<<<<
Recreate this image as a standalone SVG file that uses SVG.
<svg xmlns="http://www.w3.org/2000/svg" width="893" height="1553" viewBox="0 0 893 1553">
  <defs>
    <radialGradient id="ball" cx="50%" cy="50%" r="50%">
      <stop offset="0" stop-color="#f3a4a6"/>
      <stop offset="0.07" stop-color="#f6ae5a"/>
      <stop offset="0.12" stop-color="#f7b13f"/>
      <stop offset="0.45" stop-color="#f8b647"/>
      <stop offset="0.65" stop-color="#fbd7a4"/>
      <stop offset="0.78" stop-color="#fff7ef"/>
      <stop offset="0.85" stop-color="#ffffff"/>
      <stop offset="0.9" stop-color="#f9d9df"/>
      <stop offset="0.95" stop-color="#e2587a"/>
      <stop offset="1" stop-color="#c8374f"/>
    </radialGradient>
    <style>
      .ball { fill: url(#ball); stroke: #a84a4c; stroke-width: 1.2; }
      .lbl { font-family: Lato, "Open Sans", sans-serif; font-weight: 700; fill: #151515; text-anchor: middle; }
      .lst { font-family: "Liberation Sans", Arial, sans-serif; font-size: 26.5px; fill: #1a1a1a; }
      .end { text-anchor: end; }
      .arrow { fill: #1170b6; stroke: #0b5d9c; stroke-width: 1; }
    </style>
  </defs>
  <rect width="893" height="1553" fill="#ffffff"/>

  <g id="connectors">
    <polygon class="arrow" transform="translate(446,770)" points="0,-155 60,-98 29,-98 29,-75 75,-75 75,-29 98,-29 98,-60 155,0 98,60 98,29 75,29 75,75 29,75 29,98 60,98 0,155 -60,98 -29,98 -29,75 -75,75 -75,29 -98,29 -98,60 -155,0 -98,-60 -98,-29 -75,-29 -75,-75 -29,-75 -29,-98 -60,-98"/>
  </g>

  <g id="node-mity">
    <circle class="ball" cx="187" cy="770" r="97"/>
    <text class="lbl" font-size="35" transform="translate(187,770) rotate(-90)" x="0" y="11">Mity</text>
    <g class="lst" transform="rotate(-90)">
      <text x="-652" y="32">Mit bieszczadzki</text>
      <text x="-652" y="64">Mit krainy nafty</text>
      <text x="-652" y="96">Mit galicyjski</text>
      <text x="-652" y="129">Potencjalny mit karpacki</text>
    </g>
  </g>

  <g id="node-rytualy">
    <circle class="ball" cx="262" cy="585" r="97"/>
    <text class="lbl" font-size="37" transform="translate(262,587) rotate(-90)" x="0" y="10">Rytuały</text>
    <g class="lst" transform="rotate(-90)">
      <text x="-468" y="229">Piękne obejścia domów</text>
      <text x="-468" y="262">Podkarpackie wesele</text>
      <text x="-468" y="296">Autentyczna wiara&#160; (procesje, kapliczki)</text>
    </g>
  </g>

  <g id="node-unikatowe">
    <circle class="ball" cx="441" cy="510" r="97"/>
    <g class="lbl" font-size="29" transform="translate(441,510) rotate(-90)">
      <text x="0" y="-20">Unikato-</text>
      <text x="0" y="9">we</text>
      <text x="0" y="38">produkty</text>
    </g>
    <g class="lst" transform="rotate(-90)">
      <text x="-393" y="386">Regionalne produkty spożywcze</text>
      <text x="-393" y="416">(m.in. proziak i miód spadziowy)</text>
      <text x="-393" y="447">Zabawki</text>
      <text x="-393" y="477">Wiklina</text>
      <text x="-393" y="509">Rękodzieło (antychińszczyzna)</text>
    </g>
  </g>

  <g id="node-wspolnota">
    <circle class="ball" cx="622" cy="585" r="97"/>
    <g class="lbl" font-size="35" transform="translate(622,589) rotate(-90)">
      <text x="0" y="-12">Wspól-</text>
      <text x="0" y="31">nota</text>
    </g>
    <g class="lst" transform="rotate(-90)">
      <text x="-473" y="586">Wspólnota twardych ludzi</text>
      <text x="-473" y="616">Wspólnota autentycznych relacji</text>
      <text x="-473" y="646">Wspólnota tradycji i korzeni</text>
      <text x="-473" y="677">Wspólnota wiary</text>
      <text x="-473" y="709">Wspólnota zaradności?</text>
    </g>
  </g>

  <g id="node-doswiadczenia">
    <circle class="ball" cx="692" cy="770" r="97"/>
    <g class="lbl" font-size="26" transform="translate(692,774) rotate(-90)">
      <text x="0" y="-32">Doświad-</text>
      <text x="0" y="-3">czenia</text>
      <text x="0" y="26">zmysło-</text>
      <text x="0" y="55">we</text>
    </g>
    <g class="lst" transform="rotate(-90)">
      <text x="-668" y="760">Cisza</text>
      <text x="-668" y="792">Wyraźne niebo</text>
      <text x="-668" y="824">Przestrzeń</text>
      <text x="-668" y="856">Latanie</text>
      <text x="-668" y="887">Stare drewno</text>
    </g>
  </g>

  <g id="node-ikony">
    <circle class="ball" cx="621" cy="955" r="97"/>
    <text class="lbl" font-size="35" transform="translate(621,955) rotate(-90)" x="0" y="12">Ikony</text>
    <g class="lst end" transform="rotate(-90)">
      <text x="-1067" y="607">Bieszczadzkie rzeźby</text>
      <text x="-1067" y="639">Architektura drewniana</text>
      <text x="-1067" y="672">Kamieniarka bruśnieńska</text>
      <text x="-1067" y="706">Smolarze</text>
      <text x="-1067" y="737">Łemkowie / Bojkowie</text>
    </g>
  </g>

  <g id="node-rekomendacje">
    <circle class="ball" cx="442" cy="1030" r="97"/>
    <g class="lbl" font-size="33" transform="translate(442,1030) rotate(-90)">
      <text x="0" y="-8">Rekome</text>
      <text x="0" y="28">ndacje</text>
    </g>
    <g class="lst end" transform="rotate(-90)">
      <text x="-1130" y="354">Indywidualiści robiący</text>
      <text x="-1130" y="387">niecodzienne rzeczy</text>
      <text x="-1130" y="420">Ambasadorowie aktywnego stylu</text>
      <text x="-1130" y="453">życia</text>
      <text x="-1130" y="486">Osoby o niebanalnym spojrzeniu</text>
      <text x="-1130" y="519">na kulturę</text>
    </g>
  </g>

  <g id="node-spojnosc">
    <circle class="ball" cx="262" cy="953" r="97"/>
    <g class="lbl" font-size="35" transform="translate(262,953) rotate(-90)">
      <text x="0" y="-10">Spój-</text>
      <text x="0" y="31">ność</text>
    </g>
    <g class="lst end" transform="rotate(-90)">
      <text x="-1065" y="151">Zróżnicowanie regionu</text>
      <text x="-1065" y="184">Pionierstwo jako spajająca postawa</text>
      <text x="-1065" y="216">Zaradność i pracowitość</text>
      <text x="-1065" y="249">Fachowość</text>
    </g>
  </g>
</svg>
>>>>
**Written problem**
Make an exact copy of every line in the data.

**Written response**
Recreate this image as a standalone SVG file that uses SVG.
<svg xmlns="http://www.w3.org/2000/svg" width="893" height="1553" viewBox="0 0 893 1553">
  <defs>
    <radialGradient id="ball" cx="50%" cy="50%" r="50%">
      <stop offset="0" stop-color="#f3a4a6"/>
      <stop offset="0.07" stop-color="#f6ae5a"/>
      <stop offset="0.12" stop-color="#f7b13f"/>
      <stop offset="0.45" stop-color="#f8b647"/>
      <stop offset="0.65" stop-color="#fbd7a4"/>
      <stop offset="0.78" stop-color="#fff7ef"/>
      <stop offset="0.85" stop-color="#ffffff"/>
      <stop offset="0.9" stop-color="#f9d9df"/>
      <stop offset="0.95" stop-color="#e2587a"/>
      <stop offset="1" stop-color="#c8374f"/>
    </radialGradient>
    <style>
      .ball { fill: url(#ball); stroke: #a84a4c; stroke-width: 1.2; }
      .lbl { font-family: Lato, "Open Sans", sans-serif; font-weight: 700; fill: #151515; text-anchor: middle; }
      .lst { font-family: "Liberation Sans", Arial, sans-serif; font-size: 26.5px; fill: #1a1a1a; }
      .end { text-anchor: end; }
      .arrow { fill: #1170b6; stroke: #0b5d9c; stroke-width: 1; }
    </style>
  </defs>
  <rect width="893" height="1553" fill="#ffffff"/>

  <g id="connectors">
    <polygon class="arrow" transform="translate(446,770)" points="0,-155 60,-98 29,-98 29,-75 75,-75 75,-29 98,-29 98,-60 155,0 98,60 98,29 75,29 75,75 29,75 29,98 60,98 0,155 -60,98 -29,98 -29,75 -75,75 -75,29 -98,29 -98,60 -155,0 -98,-60 -98,-29 -75,-29 -75,-75 -29,-75 -29,-98 -60,-98"/>
  </g>

  <g id="node-mity">
    <circle class="ball" cx="187" cy="770" r="97"/>
    <text class="lbl" font-size="35" transform="translate(187,770) rotate(-90)" x="0" y="11">Mity</text>
    <g class="lst" transform="rotate(-90)">
      <text x="-652" y="32">Mit bieszczadzki</text>
      <text x="-652" y="64">Mit krainy nafty</text>
      <text x="-652" y="96">Mit galicyjski</text>
      <text x="-652" y="129">Potencjalny mit karpacki</text>
    </g>
  </g>

  <g id="node-rytualy">
    <circle class="ball" cx="262" cy="585" r="97"/>
    <text class="lbl" font-size="37" transform="translate(262,587) rotate(-90)" x="0" y="10">Rytuały</text>
    <g class="lst" transform="rotate(-90)">
      <text x="-468" y="229">Piękne obejścia domów</text>
      <text x="-468" y="262">Podkarpackie wesele</text>
      <text x="-468" y="296">Autentyczna wiara&#160; (procesje, kapliczki)</text>
    </g>
  </g>

  <g id="node-unikatowe">
    <circle class="ball" cx="441" cy="510" r="97"/>
    <g class="lbl" font-size="29" transform="translate(441,510) rotate(-90)">
      <text x="0" y="-20">Unikato-</text>
      <text x="0" y="9">we</text>
      <text x="0" y="38">produkty</text>
    </g>
    <g class="lst" transform="rotate(-90)">
      <text x="-393" y="386">Regionalne produkty spożywcze</text>
      <text x="-393" y="416">(m.in. proziak i miód spadziowy)</text>
      <text x="-393" y="447">Zabawki</text>
      <text x="-393" y="477">Wiklina</text>
      <text x="-393" y="509">Rękodzieło (antychińszczyzna)</text>
    </g>
  </g>

  <g id="node-wspolnota">
    <circle class="ball" cx="622" cy="585" r="97"/>
    <g class="lbl" font-size="35" transform="translate(622,589) rotate(-90)">
      <text x="0" y="-12">Wspól-</text>
      <text x="0" y="31">nota</text>
    </g>
    <g class="lst" transform="rotate(-90)">
      <text x="-473" y="586">Wspólnota twardych ludzi</text>
      <text x="-473" y="616">Wspólnota autentycznych relacji</text>
      <text x="-473" y="646">Wspólnota tradycji i korzeni</text>
      <text x="-473" y="677">Wspólnota wiary</text>
      <text x="-473" y="709">Wspólnota zaradności?</text>
    </g>
  </g>

  <g id="node-doswiadczenia">
    <circle class="ball" cx="692" cy="770" r="97"/>
    <g class="lbl" font-size="26" transform="translate(692,774) rotate(-90)">
      <text x="0" y="-32">Doświad-</text>
      <text x="0" y="-3">czenia</text>
      <text x="0" y="26">zmysło-</text>
      <text x="0" y="55">we</text>
    </g>
    <g class="lst" transform="rotate(-90)">
      <text x="-668" y="760">Cisza</text>
      <text x="-668" y="792">Wyraźne niebo</text>
      <text x="-668" y="824">Przestrzeń</text>
      <text x="-668" y="856">Latanie</text>
      <text x="-668" y="887">Stare drewno</text>
    </g>
  </g>

  <g id="node-ikony">
    <circle class="ball" cx="621" cy="955" r="97"/>
    <text class="lbl" font-size="35" transform="translate(621,955) rotate(-90)" x="0" y="12">Ikony</text>
    <g class="lst end" transform="rotate(-90)">
      <text x="-1067" y="607">Bieszczadzkie rzeźby</text>
      <text x="-1067" y="639">Architektura drewniana</text>
      <text x="-1067" y="672">Kamieniarka bruśnieńska</text>
      <text x="-1067" y="706">Smolarze</text>
      <text x="-1067" y="737">Łemkowie / Bojkowie</text>
    </g>
  </g>

  <g id="node-rekomendacje">
    <circle class="ball" cx="442" cy="1030" r="97"/>
    <g class="lbl" font-size="33" transform="translate(442,1030) rotate(-90)">
      <text x="0" y="-8">Rekome</text>
      <text x="0" y="28">ndacje</text>
    </g>
    <g class="lst end" transform="rotate(-90)">
      <text x="-1130" y="354">Indywidualiści robiący</text>
      <text x="-1130" y="387">niecodzienne rzeczy</text>
      <text x="-1130" y="420">Ambasadorowie aktywnego stylu</text>
      <text x="-1130" y="453">życia</text>
      <text x="-1130" y="486">Osoby o niebanalnym spojrzeniu</text>
      <text x="-1130" y="519">na kulturę</text>
    </g>
  </g>

  <g id="node-spojnosc">
    <circle class="ball" cx="262" cy="953" r="97"/>
    <g class="lbl" font-size="35" transform="translate(262,953) rotate(-90)">
      <text x="0" y="-10">Spój-</text>
      <text x="0" y="31">ność</text>
    </g>
    <g class="lst end" transform="rotate(-90)">
      <text x="-1065" y="151">Zróżnicowanie regionu</text>
      <text x="-1065" y="184">Pionierstwo jako spajająca postawa</text>
      <text x="-1065" y="216">Zaradność i pracowitość</text>
      <text x="-1065" y="249">Fachowość</text>
    </g>
  </g>
</svg>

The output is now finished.